AKP iktidarının Bulu’yu protestolara rağmen rektör olarak 6 ay tutması gibi Kanal İstanbul’da da ısrar ettiğine dikkat çeken Torun, “Milletimiz kuru ekmeğe muhtaç hale gelmişken, milletin parasını kanala gömmek istiyorsunuz. Ancak şunu unutmayın: Kanal İstanbul’un sonu da Melih Bulu’nun sonu gibi olacaktır. Ha kayyum rektör ha Kanal İstanbul, siyaseten ikisinin de birbirinden farkı yoktur” diye konuştu.

'En büyük sorun fındık'

Torun, Trabzon’un yereldeki sorunlarına da değinerek, sorunların başında fındık geldiğini ve AKP iktidarının bunu çözmediğini şöyle anlattı:

“En büyük sorunlardan biri, bu iktidarın bir türlü düzelmeyen fındık politikasıdır. Ordu’da söyledik, Giresun’da söyledik şimdi Trabzon’dan bir kez daha söylüyoruz. Her yıl ‘Ne olacak bu fındığın hali’ demek, üreticinin kaderi midir? Sürekli yerli ve milli olmaktan bahsediyorlar. Kusura bakmayın, üreticiyi yabancı şirketlerin insafına terk etmek ne yerlilik ne de milliliktir? Türkiye’nin ulusal fındık politikası bir an önce belirlenmeli, bu sorun milletin gündeminden çıkarılmalıdır. Her yerde söylüyoruz: Bu yıl neredeyse yeni hasat mevsimi gelmiş ama hala taban fiyatlar açıklanmamıştır. Trabzon’dan bir kez daha çağrıda bulunuyoruz: Üretici bahçeye girmeden, fındık fiyatı 35 lira olarak açıklanmalıdır.

'Trafik sorunu bezdirdi'

Bir diğer sorun Karadeniz’in birçok ilinde olduğu gibi, trafik sorunudur.

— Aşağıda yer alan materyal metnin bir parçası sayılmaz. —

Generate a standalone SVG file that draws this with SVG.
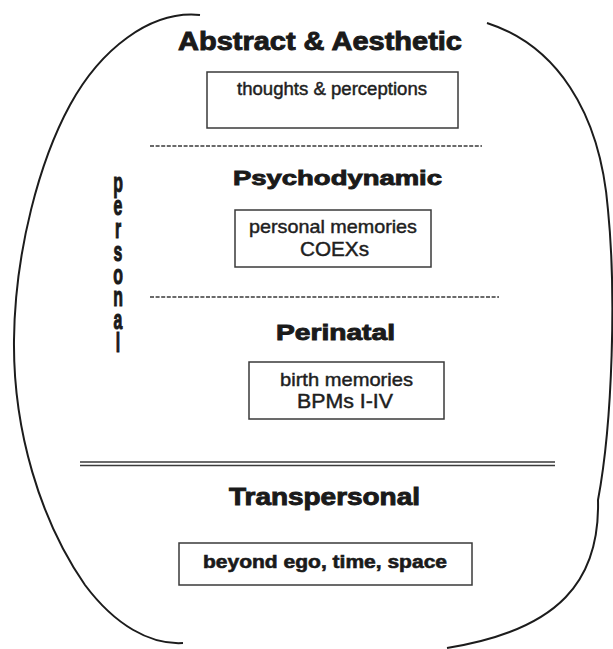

Bu sorunun çözümünde tek çare Çevre Yolu’nun bir an önce yapılmasıdır. Trabzon halkı artık bıkmış, canından bezmiştir. Ordu’da aynı, Giresun’da aynı, Trabzon’da aynı sorun. 21’inci yüzyılda yol çilesi çekmek insanımıza reva mıdır? Trabzon aynı zamanda çok önemli bir ticaret kentidir. Ancak bu iktidar bu şehrin önünü açmamak için adeta inat etmektedir. Ticaretin artırılması için Trabzon Limanı’nın etkin kullanılması konusunda talepler karşılanmalıdır. Ayrıca, Trabzon raylı sistemle Harran Ovası’na bağlanmalı ve ticaretin önü açılmalıdır.”